### WHAT IS EXPECTED
Narrow the data below down to the lines containing "matplotlib".

### TASK INPUTS
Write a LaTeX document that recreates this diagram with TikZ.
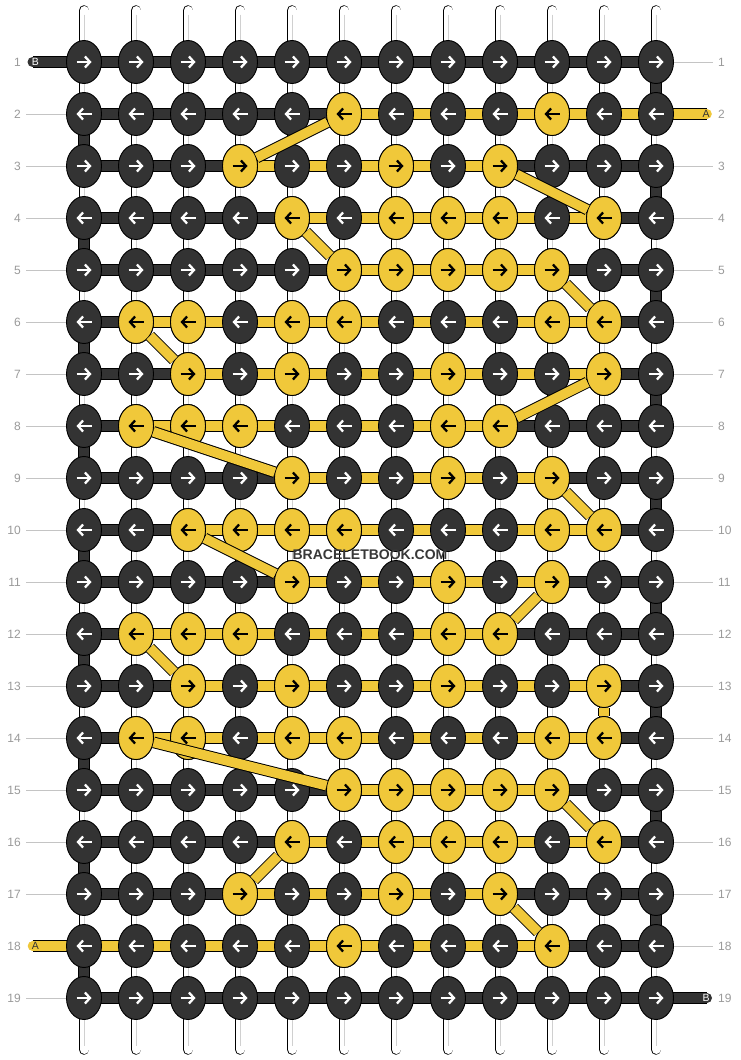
\documentclass[tikz,border=0pt]{standalone}
\usepackage{fontspec}
\setmainfont{Liberation Sans}
\usepackage{tikz}
\usetikzlibrary{positioning,shapes,arrows.meta}

\definecolor{darkknot}{HTML}{333333}
\definecolor{yellowknot}{HTML}{F0C83A}
\definecolor{guide}{HTML}{C4C4C4}
\definecolor{rownum}{HTML}{9A9A9A}

\pgfdeclarelayer{paper}
\pgfdeclarelayer{strings}
\pgfdeclarelayer{threads}
\pgfdeclarelayer{front}
\pgfsetlayers{paper,strings,threads,main,front}

\tikzset{
  knot/.style={ellipse,draw=black,line width=0.9,fill=darkknot,minimum width=35,minimum height=43,inner sep=0},
  yknot/.style={knot,fill=yellowknot},
  arr/.style={line width=2.3,-{Straight Barb[length=5pt,width=11pt]}},
  vstring/.style={draw=white,line width=9,line cap=round,preaction={draw=black,line width=10.6,line cap=round}},
  vcore/.style={draw=guide!80,line width=0.7},
  dthread/.style={draw=darkknot,line width=10,preaction={draw=black,line width=12}},
  ythread/.style={draw=yellowknot,line width=9.6,preaction={draw=black,line width=11.6}},
  guideline/.style={draw=guide,line width=0.8},
  rowlabel/.style={text=rownum,font=\fontsize{12}{12}\selectfont,inner sep=0},
  endlabel/.style={font=\fontsize{10.5}{10.5}\selectfont,inner sep=0},
  wmark/.style={text=black!78,font=\bfseries\fontsize{14}{14}\selectfont,inner sep=0}
}

\begin{document}
\begin{tikzpicture}[x=1pt,y=-1pt]
\useasboundingbox (0,0) rectangle (740,1060);
\begin{pgfonlayer}{paper}
\fill[white] (0,0) rectangle (740,1060);
\end{pgfonlayer}

\foreach \r in {1,...,19}{
  \pgfmathsetmacro\ax{7.5-15*mod(\r,2)}
  \pgfmathsetmacro\bx{15*mod(\r,2)-7.5}
  \foreach \c in {1,...,12}{
    \node[knot] (k\r-\c) at ({32+52*\c},{10+52*\r}) {};
    \draw[arr,draw=white] ([xshift=\ax pt]k\r-\c.center) -- ([xshift=\bx pt]k\r-\c.center);
  }
}
\foreach \r/\cs in {2/{6,10},3/{4,7,9},4/{5,7,8,9,11},5/{6,7,8,9,10},6/{2,3,5,6,10,11},7/{3,5,8,11},8/{2,3,4,8,9},9/{5,8,10},10/{3,4,5,6,10,11},11/{5,8,10},12/{2,3,4,8,9},13/{3,5,8,11},14/{2,3,5,6,10,11},15/{6,7,8,9,10},16/{5,7,8,9,11},17/{4,7,9},18/{6,10}}{
  \pgfmathsetmacro\ax{7.5-15*mod(\r,2)}
  \pgfmathsetmacro\bx{15*mod(\r,2)-7.5}
  \foreach \c in \cs{
    \node[yknot] (k\r-\c) at ({32+52*\c},{10+52*\r}) {};
    \draw[arr,draw=black] ([xshift=\ax pt]k\r-\c.center) -- ([xshift=\bx pt]k\r-\c.center);
  }
}

\foreach \r in {1,...,19}{
  \node[rowlabel,anchor=east] (ln\r) at (21,{10+52*\r}) {\r};
  \node[rowlabel,anchor=west] (rn\r) at (718,{10+52*\r}) {\r};
}

\coordinate (endB1) at (32.5,62);
\coordinate (endA2) at (707,114);
\coordinate (endA18) at (32.5,946);
\coordinate (endB19) at (707,998);
\node[endlabel,text=white] (labB1) at (35.5,62) {B};
\node[endlabel,text=black!80] (labA2) at (706,114) {A};
\node[endlabel,text=black!80] (labA18) at (35.5,946) {A};
\node[endlabel,text=white] (labB19) at (706,998) {B};

\begin{pgfonlayer}{strings}
\foreach \c in {1,...,12}{
  \coordinate (top\c) at ({32+52*\c},10.5);
  \coordinate (bot\c) at ({32+52*\c},1049.5);
  \draw[vstring] (top\c) -- (bot\c);
  \draw[vcore] ([yshift=-4pt]top\c) -- ([yshift=4pt]bot\c);
}
\foreach \r in {2,...,17,19}
  \draw[guideline] ([xshift=5pt]ln\r.east) -- (k\r-1.center);
\foreach \r in {1,3,4,...,18}
  \draw[guideline] (k\r-12.center) -- ([xshift=-5pt]rn\r.west);
\end{pgfonlayer}

\begin{pgfonlayer}{threads}
\foreach \r in {2,...,18}
  \draw[dthread] (k\r-1.center) -- (k\r-12.center);
\draw[dthread,line cap=round] (endB1) -- (k1-12.center);
\draw[dthread,line cap=round] (k19-1.center) -- (endB19);
\foreach \r in {1,3,...,17}{
  \pgfmathtruncatemacro\n{\r+1}
  \draw[dthread] (k\r-12.center) -- (k\n-12.center);
}
\foreach \r in {2,4,...,18}{
  \pgfmathtruncatemacro\n{\r+1}
  \draw[dthread] (k\r-1.center) -- (k\n-1.center);
}
\foreach \r/\a/\b in {3/4/9,4/5/11,5/6/10,6/2/11,7/3/11,8/2/9,9/5/10,10/3/11,11/5/10,12/2/9,13/3/11,14/2/11,15/6/10,16/5/11,17/4/9}
  \draw[ythread] (k\r-\a.center) -- (k\r-\b.center);
\draw[ythread,line cap=round] (k2-6.center) -- (endA2);
\draw[ythread,line cap=round] (endA18) -- (k18-10.center);
\end{pgfonlayer}

\begin{pgfonlayer}{front}
\foreach \r/\a/\n/\b in {2/6/3/4,3/9/4/11,4/5/5/6,5/10/6/11,6/2/7/3,7/11/8/9,8/2/9/5,9/10/10/11,10/3/11/5,11/10/12/9,12/2/13/3,13/11/14/11,14/2/15/6,15/10/16/11,16/5/17/4,17/9/18/10}
  \draw[ythread] (k\r-\a) -- (k\n-\b);
\node[wmark] (brand) at (370,555) {BRACELETBOOK.COM};
\end{pgfonlayer}
\end{tikzpicture}
\end{document}
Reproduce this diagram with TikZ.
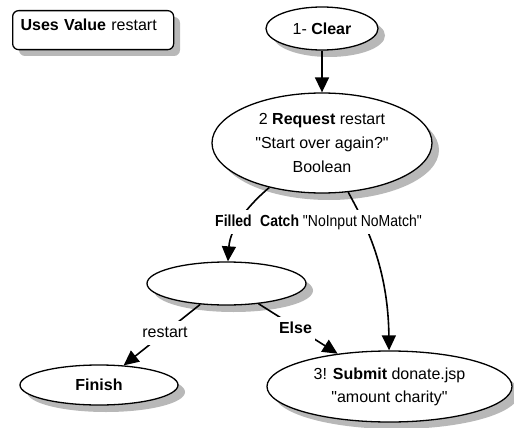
\documentclass[tikz,border=0pt]{standalone}
\usepackage{fontspec}
\setmainfont{Liberation Sans}[Ligatures=TeXOff]
\newfontfamily\narrowsans{Liberation Sans}[Ligatures=TeXOff,FakeStretch=0.875]
\usetikzlibrary{shapes.geometric,arrows.meta}
\begin{document}
\begin{tikzpicture}[x=1pt,y=-1pt,
  every node/.style={font=\fontsize{16pt}{24pt}\selectfont},
  castshadow/.style={fill=black!28, draw=none},
  state/.style={ellipse, draw, line width=1.3pt, fill=white, inner sep=0pt, align=center},
  flow/.style={line width=1.6pt, -{Triangle[length=15pt,width=14pt]}},
  lbl/.style={fill=white, inner xsep=3pt, inner ysep=4pt, text height=12pt, text depth=4pt, anchor=base}]
\path[use as bounding box] (0,0) rectangle (514,428);

% drop shadows, offset 7pt right and down
\fill[castshadow] (19,17) [rounded corners=6pt] rectangle (180,56);
\fill[castshadow] (329,35.5) ellipse (56 and 21.5);
\fill[castshadow] (329,150) ellipse (110 and 50);
\fill[castshadow] (233.5,290.5) ellipse (79.5 and 21.5);
\fill[castshadow] (106,392) ellipse (79 and 20);
\fill[castshadow] (396.5,393.5) ellipse (122.5 and 35.5);

% value box
\node[draw, line width=1.3pt, rounded corners=6pt, fill=white,
      anchor=north west, inner xsep=8pt, inner ysep=4pt, text width=145pt,
      align=left, text height=16pt, text depth=15pt] (uv) at (12,10)
      {\textbf{Uses Value} restart};

% states
\node[state, minimum width=112pt, minimum height=43pt] (clr) at (322,28.5) {1- \textbf{Clear}};
\node[state, minimum width=220pt, minimum height=100pt] (req) at (322,143)
      {2 \textbf{Request} restart\\"Start over again?"\\Boolean};
\node[state, minimum width=159pt, minimum height=43pt] (mid) at (226.5,283.5) {};
\node[state, minimum width=158pt, minimum height=40pt] (fin) at (99,385) {\textbf{Finish}};
\node[state, minimum width=245pt, minimum height=71pt,
      font=\fontsize{16pt}{23pt}\selectfont] (sub) at (389.5,386.5)
      {3! \textbf{Submit} donate.jsp\\"amount charity"};

% transitions
\draw[flow] (clr) -- (req);
\draw[flow] (req) .. controls (245,208) and (230,230) .. (mid);
\draw[flow] (req) .. controls (362,218) and (388,262) .. (sub);
\draw[flow] (mid) -- (fin);
\draw[flow] (mid) -- (sub);

% transition labels
\node[lbl, font=\fontsize{16pt}{24pt}\narrowsans] (lfill) at (233.5,226) {\textbf{Filled}};
\node[lbl, font=\fontsize{16pt}{24pt}\narrowsans] (lcatch) at (341,226) {\textbf{Catch} "NoInput NoMatch"};
\node[lbl] (lrst) at (165,337) {restart};
\node[lbl] (lelse) at (295.5,333) {\textbf{Else}};
\end{tikzpicture}
\end{document}
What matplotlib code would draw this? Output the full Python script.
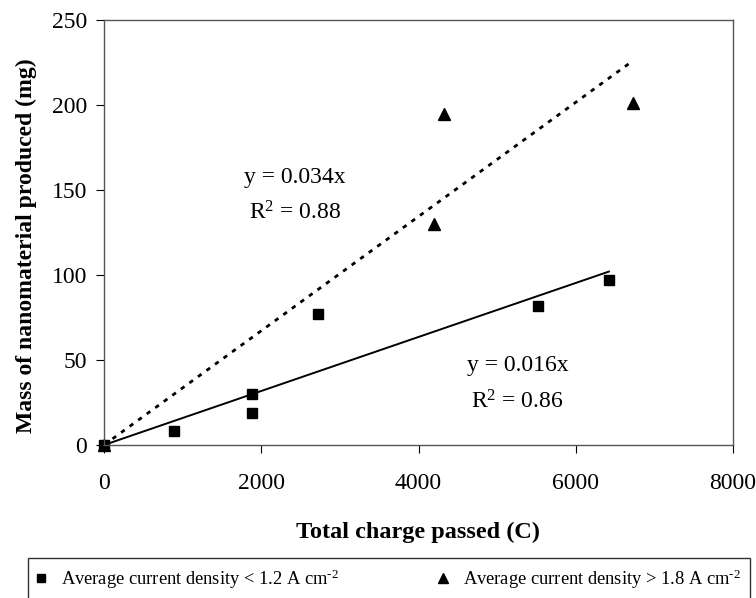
import matplotlib
matplotlib.use("Agg")
import matplotlib.pyplot as plt
import numpy as np

plt.rcParams.update({"font.family": "Liberation Serif",
                     "mathtext.fontset": "custom",
                     "mathtext.rm": "Liberation Serif",
                     "mathtext.it": "Liberation Serif:italic",
                     "mathtext.bf": "Liberation Serif:bold"})

# low current density series (squares)
low_charge = [0, 886, 1885, 1885, 2728, 5520, 6421]
low_mass = [0, 8.5, 19, 30, 77, 81.5, 97]
# high current density series (triangles)
high_charge = [0, 4193, 4325, 6731]
high_mass = [0, 130, 195, 201]

low_x = np.array(low_charge, dtype=float)
low_y = np.array(low_mass, dtype=float)
high_x = np.array(high_charge, dtype=float)
high_y = np.array(high_mass, dtype=float)

# linear trendlines forced through the origin
k_low = (low_x * low_y).sum() / (low_x ** 2).sum()
k_high = (high_x * high_y).sum() / (high_x ** 2).sum()

fig = plt.figure(figsize=(7.56, 5.98), dpi=100)
ax = fig.add_axes([104 / 756, 1 - 445 / 598, 629 / 756, 425 / 598])

xl = np.array([0, low_x.max()])
ax.plot(xl, k_low * xl, "-", color="black", linewidth=1.4)
xh = np.array([0, high_x.max()])
ax.plot(xh, k_high * xh, color="black", linewidth=2.0, linestyle=(0, (1.6, 2.2)))

ax.plot(high_x, high_y, "^", color="black", markersize=8, clip_on=False,
        label=r"Average current density > 1.8 A cm$^{\text{-2}}$", linestyle="none")
ax.plot(low_x, low_y, "s", color="black", markersize=7, clip_on=False,
        label=r"Average current density < 1.2 A cm$^{\text{-2}}$", linestyle="none")

ax.text(2427, 157.5, "y = 0.034x", fontsize=17, ha="center", va="center")
ax.text(2427, 136.4, r"R$^2$ = 0.88", fontsize=17, ha="center", va="center")
ax.text(5262, 47, "y = 0.016x", fontsize=17, ha="center", va="center")
ax.text(5262, 25.6, r"R$^2$ = 0.86", fontsize=17, ha="center", va="center")

ax.set_xlim(0, 8000)
ax.set_ylim(0, 250)
ax.set_xticks([0, 2000, 4000, 6000, 8000])
ax.set_yticks([0, 50, 100, 150, 200, 250])
ax.tick_params(axis="x", labelsize=17, length=6, width=0.8, pad=14, direction="out")
ax.tick_params(axis="y", labelsize=17, length=6, width=0.8, pad=6, direction="out")
for s in ax.spines.values():
    s.set_color("#555555")
    s.set_linewidth(1.0)

ax.set_xlabel("Total charge passed (C)", fontsize=17.5, fontweight="bold", labelpad=20)
ax.set_ylabel("Mass of nanomaterial produced (mg)", fontsize=17, fontweight="bold")
ax.yaxis.set_label_coords(-0.107, 0.47)

h, l = ax.get_legend_handles_labels()
leg = fig.legend(h[::-1], l[::-1], loc="upper left", ncol=2,
                 bbox_to_anchor=(28 / 756, 1 - 558 / 598),
                 fontsize=13.3, frameon=True, fancybox=False, edgecolor="black",
                 handlelength=0.4, handletextpad=0.9, columnspacing=5.4,
                 borderpad=0.5, borderaxespad=0, markerscale=0.85)
leg.get_frame().set_linewidth(1.0)

fig.savefig("out.png", dpi=100)
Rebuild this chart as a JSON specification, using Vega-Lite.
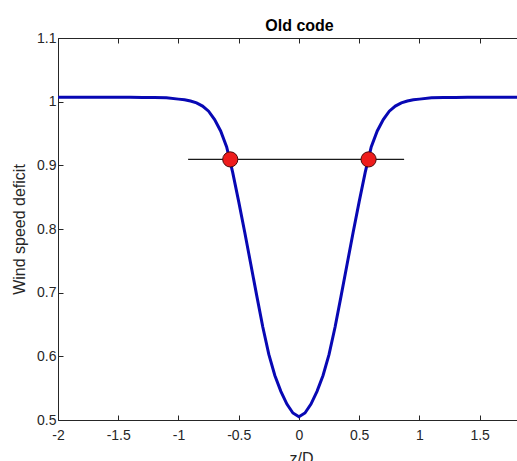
{
  "$schema": "https://vega.github.io/schema/vega-lite/v6.json",
  "width": 459,
  "height": 382,
  "autosize": {"type": "none"},
  "padding": {"left": 58, "top": 38, "right": 0, "bottom": 41},
  "background": "white",
  "config": {
    "view": {"stroke": null},
    "font": "Liberation Sans",
    "axis": {
      "grid": false,
      "domainColor": "#262626",
      "tickColor": "#262626",
      "labelColor": "#262626",
      "titleColor": "#262626",
      "labelFont": "Liberation Sans",
      "titleFont": "Liberation Sans",
      "labelFontSize": 14,
      "titleFontSize": 16,
      "titleFontWeight": "normal",
      "tickSize": -5,
      "domainWidth": 1,
      "tickWidth": 1
    }
  },
  "title": {
    "text": "Old code",
    "font": "Liberation Sans",
    "fontSize": 16,
    "fontWeight": "bold",
    "color": "#000000",
    "anchor": "middle",
    "dx": 12,
    "offset": -3
  },
  "datasets": {
    "curve": [
      {"z": -2.0, "v": 1.0068}, {"z": -1.8, "v": 1.0068}, {"z": -1.6, "v": 1.0068}, {"z": -1.4, "v": 1.0068},
      {"z": -1.3, "v": 1.0067}, {"z": -1.2, "v": 1.0066}, {"z": -1.1, "v": 1.006}, {"z": -1.0, "v": 1.004},
      {"z": -0.95, "v": 1.003}, {"z": -0.9, "v": 1.001}, {"z": -0.85, "v": 0.998}, {"z": -0.8, "v": 0.993},
      {"z": -0.75, "v": 0.985}, {"z": -0.7, "v": 0.972}, {"z": -0.65, "v": 0.954}, {"z": -0.6, "v": 0.929},
      {"z": -0.55, "v": 0.889}, {"z": -0.5, "v": 0.843}, {"z": -0.45, "v": 0.795}, {"z": -0.4, "v": 0.745},
      {"z": -0.35, "v": 0.695}, {"z": -0.3, "v": 0.646}, {"z": -0.25, "v": 0.603}, {"z": -0.2, "v": 0.570},
      {"z": -0.15, "v": 0.545}, {"z": -0.1, "v": 0.525}, {"z": -0.05, "v": 0.511}, {"z": 0.0, "v": 0.505},
      {"z": 0.05, "v": 0.511}, {"z": 0.1, "v": 0.525}, {"z": 0.15, "v": 0.545}, {"z": 0.2, "v": 0.570},
      {"z": 0.25, "v": 0.603}, {"z": 0.3, "v": 0.646}, {"z": 0.35, "v": 0.695}, {"z": 0.4, "v": 0.745},
      {"z": 0.45, "v": 0.795}, {"z": 0.5, "v": 0.843}, {"z": 0.55, "v": 0.889}, {"z": 0.6, "v": 0.929},
      {"z": 0.65, "v": 0.954}, {"z": 0.7, "v": 0.972}, {"z": 0.75, "v": 0.985}, {"z": 0.8, "v": 0.993},
      {"z": 0.85, "v": 0.998}, {"z": 0.9, "v": 1.001}, {"z": 0.95, "v": 1.003}, {"z": 1.0, "v": 1.004},
      {"z": 1.1, "v": 1.006}, {"z": 1.2, "v": 1.0066}, {"z": 1.3, "v": 1.0067}, {"z": 1.4, "v": 1.0068},
      {"z": 1.6, "v": 1.0068}, {"z": 1.8, "v": 1.0068}, {"z": 2.0, "v": 1.0068}
    ],
    "seg": [
      {"z": -0.92, "v": 0.9093},
      {"z": 0.873, "v": 0.9093}
    ],
    "pts": [
      {"z": -0.57, "v": 0.9093},
      {"z": 0.578, "v": 0.9093}
    ]
  },
  "resolve": {"axis": {"x": "independent", "y": "independent"}},
  "layer": [
    {
      "data": {"name": "seg"},
      "mark": {"type": "line", "color": "#1a1a1a", "strokeWidth": 1.2},
      "encoding": {
        "x": {
          "field": "z", "type": "quantitative",
          "scale": {"domain": [-2, 1.81], "nice": false, "zero": false},
          "axis": {"orient": "top", "labels": false, "title": null, "values": [-2, -1.5, -1, -0.5, 0, 0.5, 1, 1.5]}
        },
        "y": {
          "field": "v", "type": "quantitative",
          "scale": {"domain": [0.5, 1.1], "nice": false, "zero": false},
          "axis": null
        }
      }
    },
    {
      "data": {"name": "curve"},
      "mark": {"type": "line", "color": "#0808b4", "strokeWidth": 3, "clip": true},
      "encoding": {
        "x": {
          "field": "z", "type": "quantitative",
          "scale": {"domain": [-2, 1.81], "nice": false, "zero": false},
          "axis": {
            "orient": "bottom",
            "title": "z/D",
            "values": [-2, -1.5, -1, -0.5, 0, 0.5, 1, 1.5],
            "labelExpr": "'' + datum.value",
            "labelPadding": 13,
            "labelFlush": false,
            "titleX": 243,
            "titleY": 43,
            "titleBaseline": "alphabetic",
            "titleAlign": "center"
          }
        },
        "y": {
          "field": "v", "type": "quantitative",
          "scale": {"domain": [0.5, 1.1], "nice": false, "zero": false},
          "axis": {
            "orient": "left",
            "title": "Wind speed deficit",
            "values": [0.5, 0.6, 0.7, 0.8, 0.9, 1, 1.1],
            "labelExpr": "'' + datum.value",
            "labelPadding": 7,
            "labelFlush": false,
            "titleAngle": -90,
            "titleX": -39,
            "titleY": 191,
            "titleBaseline": "middle",
            "titleAlign": "center"
          }
        }
      }
    },
    {
      "data": {"name": "pts"},
      "mark": {"type": "point", "shape": "circle", "filled": true, "size": 230, "color": "#ee1c1c", "stroke": "#4a0a0a", "strokeWidth": 1, "opacity": 1},
      "encoding": {
        "x": {"field": "z", "type": "quantitative", "scale": {"domain": [-2, 1.81], "nice": false, "zero": false}, "axis": null},
        "y": {"field": "v", "type": "quantitative", "scale": {"domain": [0.5, 1.1], "nice": false, "zero": false}, "axis": null}
      }
    }
  ]
}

### THE RESULT
What matplotlib code would draw this? Output the full Python script.
import matplotlib
matplotlib.use("Agg")
import matplotlib.pyplot as plt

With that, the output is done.